=== Requirement ===
Retype the listing below line for line, but only from the line with "Give me the" down to the line with "Chart.register(...registerables);", inclusive. Pictures stay out.

Charts and diagrams as code:
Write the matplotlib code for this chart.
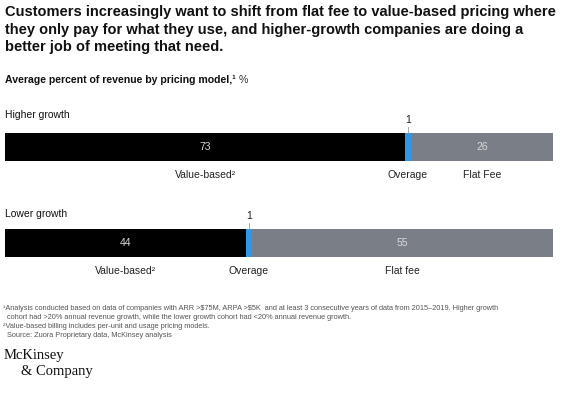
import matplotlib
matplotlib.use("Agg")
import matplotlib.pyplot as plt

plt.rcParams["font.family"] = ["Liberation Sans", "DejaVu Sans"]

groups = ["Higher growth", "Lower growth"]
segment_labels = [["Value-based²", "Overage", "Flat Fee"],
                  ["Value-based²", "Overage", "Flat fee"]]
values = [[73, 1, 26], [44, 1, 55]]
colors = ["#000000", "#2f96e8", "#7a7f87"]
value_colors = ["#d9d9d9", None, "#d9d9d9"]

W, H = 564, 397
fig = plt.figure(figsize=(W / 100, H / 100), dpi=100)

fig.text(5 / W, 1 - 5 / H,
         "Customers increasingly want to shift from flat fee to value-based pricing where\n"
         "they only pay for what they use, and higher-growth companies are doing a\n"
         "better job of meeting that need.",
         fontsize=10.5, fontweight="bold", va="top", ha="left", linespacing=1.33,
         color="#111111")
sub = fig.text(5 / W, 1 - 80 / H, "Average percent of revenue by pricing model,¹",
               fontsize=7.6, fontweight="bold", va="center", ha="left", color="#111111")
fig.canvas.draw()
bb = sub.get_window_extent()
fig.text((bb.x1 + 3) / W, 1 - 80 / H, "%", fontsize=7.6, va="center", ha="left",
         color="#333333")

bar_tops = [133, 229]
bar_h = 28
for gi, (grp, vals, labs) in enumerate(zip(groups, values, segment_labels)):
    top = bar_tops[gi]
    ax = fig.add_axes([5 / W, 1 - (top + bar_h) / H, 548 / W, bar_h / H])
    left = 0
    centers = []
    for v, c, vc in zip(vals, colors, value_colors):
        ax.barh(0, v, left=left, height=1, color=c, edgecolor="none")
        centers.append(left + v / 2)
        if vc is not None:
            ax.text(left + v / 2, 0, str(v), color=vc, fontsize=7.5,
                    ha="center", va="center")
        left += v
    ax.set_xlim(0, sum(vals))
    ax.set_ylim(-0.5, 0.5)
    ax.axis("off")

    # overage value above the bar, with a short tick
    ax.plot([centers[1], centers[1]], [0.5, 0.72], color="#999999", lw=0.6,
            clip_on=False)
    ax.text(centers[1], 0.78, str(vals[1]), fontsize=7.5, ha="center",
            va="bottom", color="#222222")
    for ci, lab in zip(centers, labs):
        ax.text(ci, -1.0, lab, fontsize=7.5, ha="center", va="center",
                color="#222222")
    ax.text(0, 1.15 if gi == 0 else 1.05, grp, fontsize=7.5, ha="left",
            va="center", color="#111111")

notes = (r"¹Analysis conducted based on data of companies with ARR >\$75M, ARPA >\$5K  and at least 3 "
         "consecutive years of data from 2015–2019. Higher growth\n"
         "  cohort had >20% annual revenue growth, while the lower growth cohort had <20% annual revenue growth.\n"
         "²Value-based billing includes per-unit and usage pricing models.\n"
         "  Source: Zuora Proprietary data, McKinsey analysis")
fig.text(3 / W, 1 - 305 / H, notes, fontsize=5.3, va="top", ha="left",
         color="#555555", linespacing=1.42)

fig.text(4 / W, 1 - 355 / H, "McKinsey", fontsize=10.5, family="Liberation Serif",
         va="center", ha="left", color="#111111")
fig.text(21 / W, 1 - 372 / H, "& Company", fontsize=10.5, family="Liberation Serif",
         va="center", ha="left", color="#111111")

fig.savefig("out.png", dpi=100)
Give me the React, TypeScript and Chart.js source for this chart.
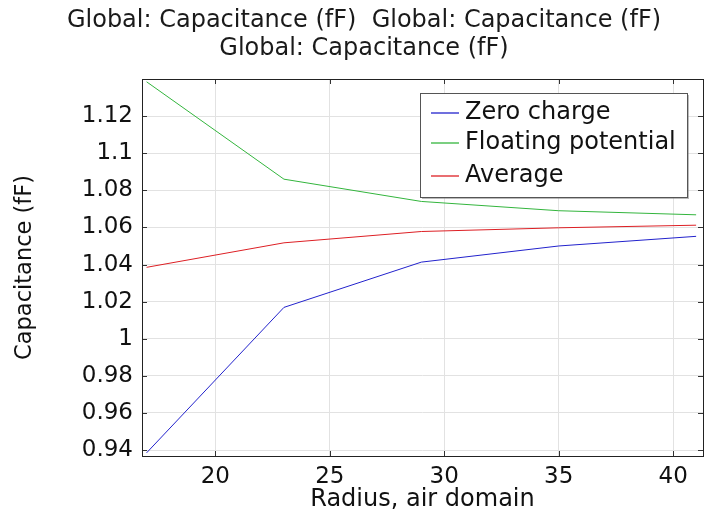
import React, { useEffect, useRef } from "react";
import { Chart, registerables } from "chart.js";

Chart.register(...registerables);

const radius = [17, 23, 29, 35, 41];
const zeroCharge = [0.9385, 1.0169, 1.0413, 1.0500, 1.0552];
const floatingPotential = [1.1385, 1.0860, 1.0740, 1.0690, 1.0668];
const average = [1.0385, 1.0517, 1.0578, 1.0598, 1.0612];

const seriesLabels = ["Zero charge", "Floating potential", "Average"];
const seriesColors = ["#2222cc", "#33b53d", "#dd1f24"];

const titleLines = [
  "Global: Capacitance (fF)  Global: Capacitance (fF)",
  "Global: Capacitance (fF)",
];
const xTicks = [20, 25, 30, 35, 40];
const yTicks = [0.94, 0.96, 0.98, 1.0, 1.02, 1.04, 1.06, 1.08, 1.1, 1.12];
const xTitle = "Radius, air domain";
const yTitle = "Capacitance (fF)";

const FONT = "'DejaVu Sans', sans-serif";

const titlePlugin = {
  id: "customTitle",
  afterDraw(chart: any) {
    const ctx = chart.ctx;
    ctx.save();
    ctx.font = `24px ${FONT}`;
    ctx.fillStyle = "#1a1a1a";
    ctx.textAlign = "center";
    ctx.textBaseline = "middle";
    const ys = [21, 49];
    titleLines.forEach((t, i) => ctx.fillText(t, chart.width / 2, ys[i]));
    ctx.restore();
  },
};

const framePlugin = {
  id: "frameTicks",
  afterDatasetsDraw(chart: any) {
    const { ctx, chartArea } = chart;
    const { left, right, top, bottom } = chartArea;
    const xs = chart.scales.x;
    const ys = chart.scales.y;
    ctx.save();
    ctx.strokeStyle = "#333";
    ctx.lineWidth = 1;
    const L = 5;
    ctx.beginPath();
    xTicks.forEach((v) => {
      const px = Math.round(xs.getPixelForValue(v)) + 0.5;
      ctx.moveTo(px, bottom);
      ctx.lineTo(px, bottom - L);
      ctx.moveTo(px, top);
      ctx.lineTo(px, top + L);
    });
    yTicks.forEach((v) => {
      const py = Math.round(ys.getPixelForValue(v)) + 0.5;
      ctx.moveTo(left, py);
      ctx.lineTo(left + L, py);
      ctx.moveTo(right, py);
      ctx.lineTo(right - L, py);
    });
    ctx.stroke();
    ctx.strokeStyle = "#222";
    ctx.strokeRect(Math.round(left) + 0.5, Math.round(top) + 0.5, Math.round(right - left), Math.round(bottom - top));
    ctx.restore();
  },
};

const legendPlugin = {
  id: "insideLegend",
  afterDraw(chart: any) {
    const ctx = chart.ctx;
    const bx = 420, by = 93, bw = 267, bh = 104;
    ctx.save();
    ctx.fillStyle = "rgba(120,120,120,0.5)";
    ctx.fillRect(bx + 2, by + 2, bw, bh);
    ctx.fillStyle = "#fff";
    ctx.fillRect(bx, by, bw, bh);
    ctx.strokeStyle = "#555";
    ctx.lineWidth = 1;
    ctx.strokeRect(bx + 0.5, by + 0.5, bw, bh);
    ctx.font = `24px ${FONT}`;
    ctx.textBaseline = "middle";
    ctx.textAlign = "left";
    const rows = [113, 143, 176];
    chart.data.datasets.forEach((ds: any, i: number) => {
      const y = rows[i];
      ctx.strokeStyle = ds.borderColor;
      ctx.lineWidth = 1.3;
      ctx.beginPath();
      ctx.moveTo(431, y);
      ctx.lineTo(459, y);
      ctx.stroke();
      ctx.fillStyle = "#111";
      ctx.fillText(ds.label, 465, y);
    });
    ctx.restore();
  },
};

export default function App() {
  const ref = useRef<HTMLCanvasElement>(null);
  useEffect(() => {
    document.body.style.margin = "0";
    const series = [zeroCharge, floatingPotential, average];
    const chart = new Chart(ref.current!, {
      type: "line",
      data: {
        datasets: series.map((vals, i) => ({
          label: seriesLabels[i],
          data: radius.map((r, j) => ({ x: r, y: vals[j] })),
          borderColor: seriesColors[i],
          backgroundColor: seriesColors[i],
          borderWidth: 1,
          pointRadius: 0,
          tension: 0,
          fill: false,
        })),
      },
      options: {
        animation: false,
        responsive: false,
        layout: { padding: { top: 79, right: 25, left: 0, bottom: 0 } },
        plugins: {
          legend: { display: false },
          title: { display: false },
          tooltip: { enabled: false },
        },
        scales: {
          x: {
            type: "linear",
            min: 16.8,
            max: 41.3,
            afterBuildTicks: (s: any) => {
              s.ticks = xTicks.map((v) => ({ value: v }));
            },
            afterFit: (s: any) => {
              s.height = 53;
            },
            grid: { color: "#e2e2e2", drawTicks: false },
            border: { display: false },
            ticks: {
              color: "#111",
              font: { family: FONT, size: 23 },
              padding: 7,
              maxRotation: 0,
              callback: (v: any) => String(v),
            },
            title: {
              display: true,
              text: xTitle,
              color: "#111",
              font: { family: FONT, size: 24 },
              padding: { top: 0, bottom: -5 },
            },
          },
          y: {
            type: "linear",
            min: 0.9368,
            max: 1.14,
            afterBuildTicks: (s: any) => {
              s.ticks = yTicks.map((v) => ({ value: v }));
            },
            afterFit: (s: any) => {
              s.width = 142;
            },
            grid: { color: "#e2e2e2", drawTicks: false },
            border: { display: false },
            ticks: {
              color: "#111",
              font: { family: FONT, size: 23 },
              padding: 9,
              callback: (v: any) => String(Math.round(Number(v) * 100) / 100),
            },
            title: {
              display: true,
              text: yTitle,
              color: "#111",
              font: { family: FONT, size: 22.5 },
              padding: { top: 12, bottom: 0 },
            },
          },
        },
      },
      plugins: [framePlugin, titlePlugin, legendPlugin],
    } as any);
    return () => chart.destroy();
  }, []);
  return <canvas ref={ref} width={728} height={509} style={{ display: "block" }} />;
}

=== Result of this exercise ===
Give me the React, TypeScript and Chart.js source for this chart.
import React, { useEffect, useRef } from "react";
import { Chart, registerables } from "chart.js";

Chart.register(...registerables);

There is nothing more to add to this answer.